Em 1944 os americanos conseguem aceder às ilhas Marshall e em Março de 1945 controlam Iwo Jima (ver filme de Clint Eastwood). A 10 de Março de 1945 dá-se o bombardeamento de Tóquio que causou um imenso desgaste na população japonesa que não terá sido inferior ao das bombas atómicas que se seguiriam em Agosto - Hiroxima no dia 6 e Nagasaqui no dia 9.
A 15 de Agosto de 1945 o Japão rende-se, através do célebre discurso do imperador Hirohito, o qual haveria de justificar a guerra com o argumento da preservação da paz, que o império japonês teria servido para levar a paz ao mundo asiático, para o seu desenvolvimento. Mais uma vez, o providencialismo japonês em evidência.
Facto curioso, que demostra todo o sentimento de missão dos japoneses, desde há muito baseado nos códigos de honra dos samurai, foi o de que muitos recusaram acreditar que o Japão tinha perdido a guerra. Exemplo recentemente falado foi o do soldado Ononda que viveu quase três décadas na selva filipina depois da rendição, recusando-se sempre a acreditar nela. Outro exemplo é nos mostrado no filme brasileiro Corações Sujos, de 2011, acerca da mesma recusa por parte da comunidade japonesa no Brasil, atribuindo as notícias da rendição a propaganda americana.
A partir da derrota na guerra o Japão teria de tomar um novo rumo, enquadrando-se num mundo dominado pelos americanos. O objectivo passou a ser transformar o Japão numa potência económica, que pudesse até rivalizar com os americanos. E acabou por o conseguir nos anos 80. A expansão continuava, mas agora não era política, era antes económica.
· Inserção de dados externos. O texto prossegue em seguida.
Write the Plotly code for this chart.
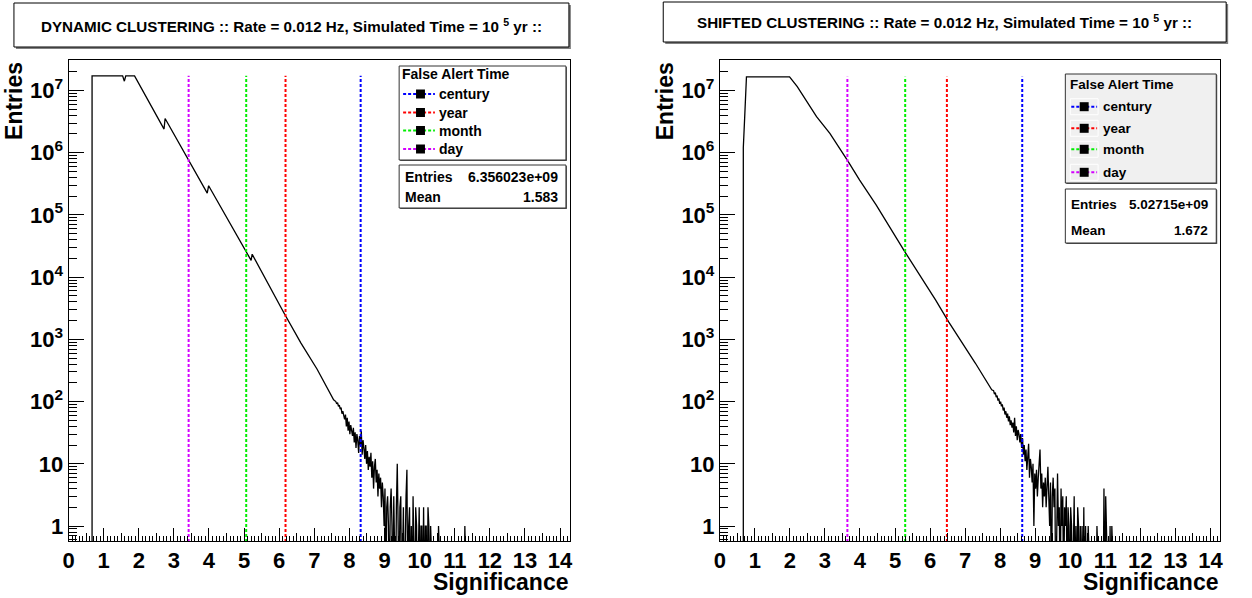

Os americanos fizeram questão na desmilitarização do Japão (que parece agora, em 2013/2014, voltar à cena) e em que o imperador renunciasse ao seu estatuto divino. Os hábitos de consumo alteraram-se e deu-se uma americanização da sociedade. O cinema foi um instrumento essencial para passar o "american way of life". Assim, o contexto nacionalista estava ausente e o estado imperial extinguiu-se. O estado não era mais uma imposição sobre os cidadãos; agora era por eles legitimado.